Records provided —
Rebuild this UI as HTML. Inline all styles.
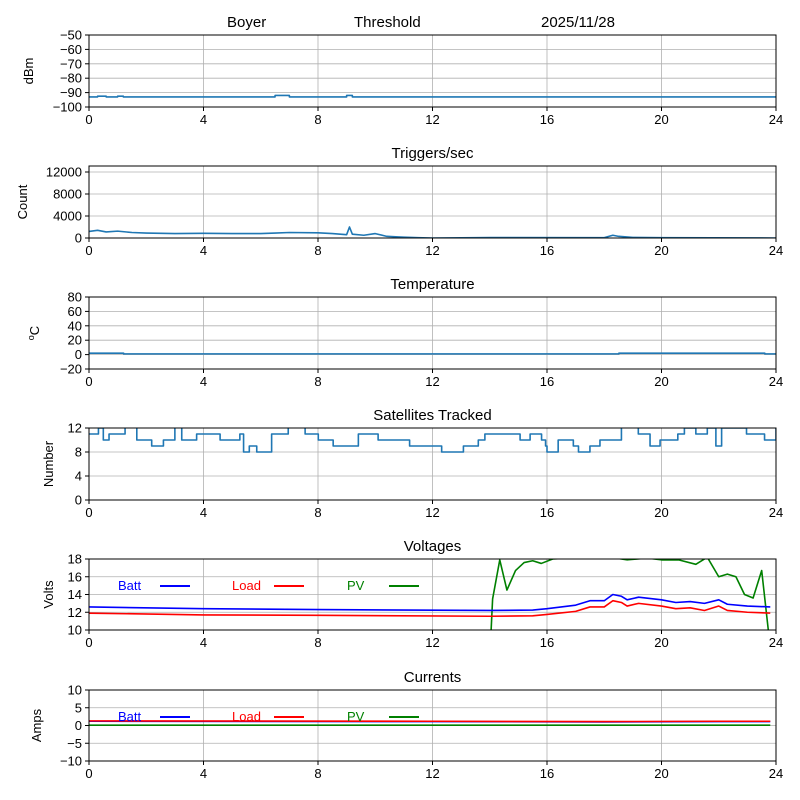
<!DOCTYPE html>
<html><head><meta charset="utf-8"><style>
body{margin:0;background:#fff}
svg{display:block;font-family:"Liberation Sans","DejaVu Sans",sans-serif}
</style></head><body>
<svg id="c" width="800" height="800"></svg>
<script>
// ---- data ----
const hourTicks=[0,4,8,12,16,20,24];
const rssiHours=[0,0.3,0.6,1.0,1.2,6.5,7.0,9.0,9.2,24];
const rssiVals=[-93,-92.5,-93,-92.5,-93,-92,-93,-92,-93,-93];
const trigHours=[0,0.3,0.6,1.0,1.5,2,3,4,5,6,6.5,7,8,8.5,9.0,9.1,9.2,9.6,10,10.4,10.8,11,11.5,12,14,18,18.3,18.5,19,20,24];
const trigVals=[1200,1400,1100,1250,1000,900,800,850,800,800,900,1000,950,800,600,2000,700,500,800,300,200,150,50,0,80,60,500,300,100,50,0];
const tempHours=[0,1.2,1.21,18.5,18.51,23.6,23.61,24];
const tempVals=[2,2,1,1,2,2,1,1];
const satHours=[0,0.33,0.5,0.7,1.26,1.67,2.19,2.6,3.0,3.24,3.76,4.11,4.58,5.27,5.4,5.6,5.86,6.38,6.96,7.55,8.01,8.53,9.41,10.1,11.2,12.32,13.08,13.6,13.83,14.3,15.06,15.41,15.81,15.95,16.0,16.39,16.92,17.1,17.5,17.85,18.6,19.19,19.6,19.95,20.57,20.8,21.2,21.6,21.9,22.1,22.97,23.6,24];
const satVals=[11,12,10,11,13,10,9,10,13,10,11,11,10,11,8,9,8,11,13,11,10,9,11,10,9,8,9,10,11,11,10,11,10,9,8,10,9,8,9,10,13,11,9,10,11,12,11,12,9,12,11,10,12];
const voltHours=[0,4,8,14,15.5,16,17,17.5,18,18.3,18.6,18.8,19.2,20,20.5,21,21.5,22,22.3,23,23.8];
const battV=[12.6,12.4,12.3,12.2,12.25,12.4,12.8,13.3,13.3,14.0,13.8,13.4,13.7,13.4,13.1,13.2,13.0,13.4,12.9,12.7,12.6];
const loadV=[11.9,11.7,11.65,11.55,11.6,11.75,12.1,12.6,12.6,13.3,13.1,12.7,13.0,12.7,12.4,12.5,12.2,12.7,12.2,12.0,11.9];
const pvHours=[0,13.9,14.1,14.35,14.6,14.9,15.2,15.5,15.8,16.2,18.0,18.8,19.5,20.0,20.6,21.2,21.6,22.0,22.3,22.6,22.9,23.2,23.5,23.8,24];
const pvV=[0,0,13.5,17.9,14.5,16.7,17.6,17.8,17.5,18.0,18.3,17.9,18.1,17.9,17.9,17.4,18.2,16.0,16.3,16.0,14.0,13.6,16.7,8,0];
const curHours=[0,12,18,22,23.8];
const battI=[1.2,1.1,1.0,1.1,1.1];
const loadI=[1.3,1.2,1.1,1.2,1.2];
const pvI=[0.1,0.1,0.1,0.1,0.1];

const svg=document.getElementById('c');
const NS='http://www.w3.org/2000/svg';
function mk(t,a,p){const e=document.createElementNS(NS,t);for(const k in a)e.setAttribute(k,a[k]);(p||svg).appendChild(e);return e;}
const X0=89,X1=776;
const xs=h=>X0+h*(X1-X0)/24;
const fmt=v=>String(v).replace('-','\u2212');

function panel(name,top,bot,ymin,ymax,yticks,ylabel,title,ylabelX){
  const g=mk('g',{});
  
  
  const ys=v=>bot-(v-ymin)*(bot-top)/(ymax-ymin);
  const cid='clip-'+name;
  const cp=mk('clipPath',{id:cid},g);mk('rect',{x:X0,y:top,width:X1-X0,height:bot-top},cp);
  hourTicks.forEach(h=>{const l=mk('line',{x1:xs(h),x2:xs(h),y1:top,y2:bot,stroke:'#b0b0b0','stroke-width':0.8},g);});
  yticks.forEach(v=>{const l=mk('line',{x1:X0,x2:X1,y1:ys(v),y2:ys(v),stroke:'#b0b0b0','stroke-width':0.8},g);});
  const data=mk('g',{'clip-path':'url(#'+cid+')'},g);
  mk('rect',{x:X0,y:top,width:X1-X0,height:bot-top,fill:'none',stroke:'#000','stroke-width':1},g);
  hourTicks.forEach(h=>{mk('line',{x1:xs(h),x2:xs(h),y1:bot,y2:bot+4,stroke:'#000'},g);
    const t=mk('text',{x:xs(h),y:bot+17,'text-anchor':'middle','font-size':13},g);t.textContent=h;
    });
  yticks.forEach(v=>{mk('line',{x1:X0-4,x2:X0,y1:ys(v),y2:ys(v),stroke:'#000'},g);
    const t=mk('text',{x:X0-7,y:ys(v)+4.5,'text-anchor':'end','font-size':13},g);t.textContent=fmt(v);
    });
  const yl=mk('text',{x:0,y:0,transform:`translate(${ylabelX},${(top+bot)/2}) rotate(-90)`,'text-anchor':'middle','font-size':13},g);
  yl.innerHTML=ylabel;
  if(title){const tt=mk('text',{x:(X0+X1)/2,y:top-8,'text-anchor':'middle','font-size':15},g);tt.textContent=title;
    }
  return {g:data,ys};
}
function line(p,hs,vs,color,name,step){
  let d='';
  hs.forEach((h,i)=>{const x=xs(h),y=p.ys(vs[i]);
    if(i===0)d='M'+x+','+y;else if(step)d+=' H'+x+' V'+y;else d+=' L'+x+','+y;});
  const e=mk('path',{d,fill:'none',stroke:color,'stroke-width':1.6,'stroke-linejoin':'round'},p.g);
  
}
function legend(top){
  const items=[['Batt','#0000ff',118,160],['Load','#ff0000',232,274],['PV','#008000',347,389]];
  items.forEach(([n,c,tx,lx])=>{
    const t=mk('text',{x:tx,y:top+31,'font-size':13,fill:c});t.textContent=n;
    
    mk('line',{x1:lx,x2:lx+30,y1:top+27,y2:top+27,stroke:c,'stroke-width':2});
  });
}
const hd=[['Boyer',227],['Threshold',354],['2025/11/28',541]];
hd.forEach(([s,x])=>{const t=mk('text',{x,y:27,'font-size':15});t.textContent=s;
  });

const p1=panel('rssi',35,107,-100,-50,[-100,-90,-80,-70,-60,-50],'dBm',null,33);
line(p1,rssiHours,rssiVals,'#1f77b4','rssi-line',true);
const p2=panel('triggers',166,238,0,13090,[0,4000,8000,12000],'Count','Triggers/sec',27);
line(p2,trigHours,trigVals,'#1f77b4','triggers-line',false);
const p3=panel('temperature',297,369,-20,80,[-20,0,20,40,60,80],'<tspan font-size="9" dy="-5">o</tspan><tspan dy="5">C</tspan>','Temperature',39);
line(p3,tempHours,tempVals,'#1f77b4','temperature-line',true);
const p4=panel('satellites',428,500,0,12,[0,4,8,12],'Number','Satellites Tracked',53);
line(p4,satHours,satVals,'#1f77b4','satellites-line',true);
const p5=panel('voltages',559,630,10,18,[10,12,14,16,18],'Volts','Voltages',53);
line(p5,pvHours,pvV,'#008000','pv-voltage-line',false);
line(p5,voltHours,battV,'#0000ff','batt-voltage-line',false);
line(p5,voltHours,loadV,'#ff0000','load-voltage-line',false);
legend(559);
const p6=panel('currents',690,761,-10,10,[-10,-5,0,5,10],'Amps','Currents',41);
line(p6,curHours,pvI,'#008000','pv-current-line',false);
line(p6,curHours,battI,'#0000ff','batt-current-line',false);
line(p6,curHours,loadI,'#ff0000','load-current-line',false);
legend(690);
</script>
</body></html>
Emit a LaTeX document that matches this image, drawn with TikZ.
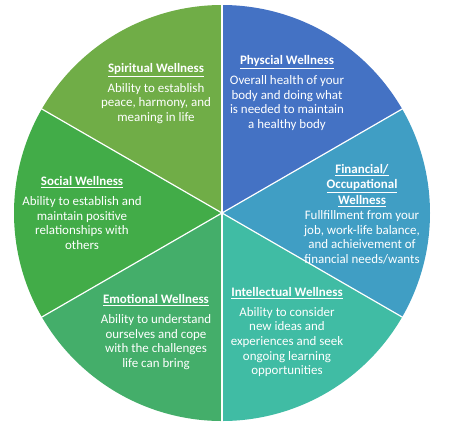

Instructions for the task —
Reproduce every line above as written, skipping pictures.

Output for this exercise —
Rebuild this UI as HTML. Inline all styles.
<!DOCTYPE html>
<html><head><meta charset="utf-8"><style>
body{margin:0;background:#fff}
svg{display:block;font-family:"Liberation Sans","DejaVu Sans",sans-serif}
</style></head><body>
<svg id="c" width="800" height="800"></svg>
<script>
// ---- data ----
const hourTicks=[0,4,8,12,16,20,24];
const rssiHours=[0,0.3,0.6,1.0,1.2,6.5,7.0,9.0,9.2,24];
const rssiVals=[-93,-92.5,-93,-92.5,-93,-92,-93,-92,-93,-93];
const trigHours=[0,0.3,0.6,1.0,1.5,2,3,4,5,6,6.5,7,8,8.5,9.0,9.1,9.2,9.6,10,10.4,10.8,11,11.5,12,14,18,18.3,18.5,19,20,24];
const trigVals=[1200,1400,1100,1250,1000,900,800,850,800,800,900,1000,950,800,600,2000,700,500,800,300,200,150,50,0,80,60,500,300,100,50,0];
const tempHours=[0,1.2,1.21,18.5,18.51,23.6,23.61,24];
const tempVals=[2,2,1,1,2,2,1,1];
const satHours=[0,0.33,0.5,0.7,1.26,1.67,2.19,2.6,3.0,3.24,3.76,4.11,4.58,5.27,5.4,5.6,5.86,6.38,6.96,7.55,8.01,8.53,9.41,10.1,11.2,12.32,13.08,13.6,13.83,14.3,15.06,15.41,15.81,15.95,16.0,16.39,16.92,17.1,17.5,17.85,18.6,19.19,19.6,19.95,20.57,20.8,21.2,21.6,21.9,22.1,22.97,23.6,24];
const satVals=[11,12,10,11,13,10,9,10,13,10,11,11,10,11,8,9,8,11,13,11,10,9,11,10,9,8,9,10,11,11,10,11,10,9,8,10,9,8,9,10,13,11,9,10,11,12,11,12,9,12,11,10,12];
const voltHours=[0,4,8,14,15.5,16,17,17.5,18,18.3,18.6,18.8,19.2,20,20.5,21,21.5,22,22.3,23,23.8];
const battV=[12.6,12.4,12.3,12.2,12.25,12.4,12.8,13.3,13.3,14.0,13.8,13.4,13.7,13.4,13.1,13.2,13.0,13.4,12.9,12.7,12.6];
const loadV=[11.9,11.7,11.65,11.55,11.6,11.75,12.1,12.6,12.6,13.3,13.1,12.7,13.0,12.7,12.4,12.5,12.2,12.7,12.2,12.0,11.9];
const pvHours=[0,13.9,14.1,14.35,14.6,14.9,15.2,15.5,15.8,16.2,18.0,18.8,19.5,20.0,20.6,21.2,21.6,22.0,22.3,22.6,22.9,23.2,23.5,23.8,24];
const pvV=[0,0,13.5,17.9,14.5,16.7,17.6,17.8,17.5,18.0,18.3,17.9,18.1,17.9,17.9,17.4,18.2,16.0,16.3,16.0,14.0,13.6,16.7,8,0];
const curHours=[0,12,18,22,23.8];
const battI=[1.2,1.1,1.0,1.1,1.1];
const loadI=[1.3,1.2,1.1,1.2,1.2];
const pvI=[0.1,0.1,0.1,0.1,0.1];

const svg=document.getElementById('c');
const NS='http://www.w3.org/2000/svg';
function mk(t,a,p){const e=document.createElementNS(NS,t);for(const k in a)e.setAttribute(k,a[k]);(p||svg).appendChild(e);return e;}
const X0=89,X1=776;
const xs=h=>X0+h*(X1-X0)/24;
const fmt=v=>String(v).replace('-','\u2212');

function panel(name,top,bot,ymin,ymax,yticks,ylabel,title,ylabelX){
  const g=mk('g',{});
  
  
  const ys=v=>bot-(v-ymin)*(bot-top)/(ymax-ymin);
  const cid='clip-'+name;
  const cp=mk('clipPath',{id:cid},g);mk('rect',{x:X0,y:top,width:X1-X0,height:bot-top},cp);
  hourTicks.forEach(h=>{const l=mk('line',{x1:xs(h),x2:xs(h),y1:top,y2:bot,stroke:'#b0b0b0','stroke-width':0.8},g);});
  yticks.forEach(v=>{const l=mk('line',{x1:X0,x2:X1,y1:ys(v),y2:ys(v),stroke:'#b0b0b0','stroke-width':0.8},g);});
  const data=mk('g',{'clip-path':'url(#'+cid+')'},g);
  mk('rect',{x:X0,y:top,width:X1-X0,height:bot-top,fill:'none',stroke:'#000','stroke-width':1},g);
  hourTicks.forEach(h=>{mk('line',{x1:xs(h),x2:xs(h),y1:bot,y2:bot+4,stroke:'#000'},g);
    const t=mk('text',{x:xs(h),y:bot+17,'text-anchor':'middle','font-size':13},g);t.textContent=h;
    });
  yticks.forEach(v=>{mk('line',{x1:X0-4,x2:X0,y1:ys(v),y2:ys(v),stroke:'#000'},g);
    const t=mk('text',{x:X0-7,y:ys(v)+4.5,'text-anchor':'end','font-size':13},g);t.textContent=fmt(v);
    });
  const yl=mk('text',{x:0,y:0,transform:`translate(${ylabelX},${(top+bot)/2}) rotate(-90)`,'text-anchor':'middle','font-size':13},g);
  yl.innerHTML=ylabel;
  if(title){const tt=mk('text',{x:(X0+X1)/2,y:top-8,'text-anchor':'middle','font-size':15},g);tt.textContent=title;
    }
  return {g:data,ys};
}
function line(p,hs,vs,color,name,step){
  let d='';
  hs.forEach((h,i)=>{const x=xs(h),y=p.ys(vs[i]);
    if(i===0)d='M'+x+','+y;else if(step)d+=' H'+x+' V'+y;else d+=' L'+x+','+y;});
  const e=mk('path',{d,fill:'none',stroke:color,'stroke-width':1.6,'stroke-linejoin':'round'},p.g);
  
}
function legend(top){
  const items=[['Batt','#0000ff',118,160],['Load','#ff0000',232,274],['PV','#008000',347,389]];
  items.forEach(([n,c,tx,lx])=>{
    const t=mk('text',{x:tx,y:top+31,'font-size':13,fill:c});t.textContent=n;
    
    mk('line',{x1:lx,x2:lx+30,y1:top+27,y2:top+27,stroke:c,'stroke-width':2});
  });
}
const hd=[['Boyer',227],['Threshold',354],['2025/11/28',541]];
hd.forEach(([s,x])=>{const t=mk('text',{x,y:27,'font-size':15});t.textContent=s;
  });

const p1=panel('rssi',35,107,-100,-50,[-100,-90,-80,-70,-60,-50],'dBm',null,33);
line(p1,rssiHours,rssiVals,'#1f77b4','rssi-line',true);
const p2=panel('triggers',166,238,0,13090,[0,4000,8000,12000],'Count','Triggers/sec',27);
line(p2,trigHours,trigVals,'#1f77b4','triggers-line',false);
const p3=panel('temperature',297,369,-20,80,[-20,0,20,40,60,80],'<tspan font-size="9" dy="-5">o</tspan><tspan dy="5">C</tspan>','Temperature',39);
line(p3,tempHours,tempVals,'#1f77b4','temperature-line',true);
const p4=panel('satellites',428,500,0,12,[0,4,8,12],'Number','Satellites Tracked',53);
line(p4,satHours,satVals,'#1f77b4','satellites-line',true);
const p5=panel('voltages',559,630,10,18,[10,12,14,16,18],'Volts','Voltages',53);
line(p5,pvHours,pvV,'#008000','pv-voltage-line',false);
line(p5,voltHours,battV,'#0000ff','batt-voltage-line',false);
line(p5,voltHours,loadV,'#ff0000','load-voltage-line',false);
legend(559);
const p6=panel('currents',690,761,-10,10,[-10,-5,0,5,10],'Amps','Currents',41);
line(p6,curHours,pvI,'#008000','pv-current-line',false);
line(p6,curHours,battI,'#0000ff','batt-current-line',false);
line(p6,curHours,loadI,'#ff0000','load-current-line',false);
legend(690);
</script>
</body></html>
Emit a LaTeX document that matches this image, drawn with TikZ.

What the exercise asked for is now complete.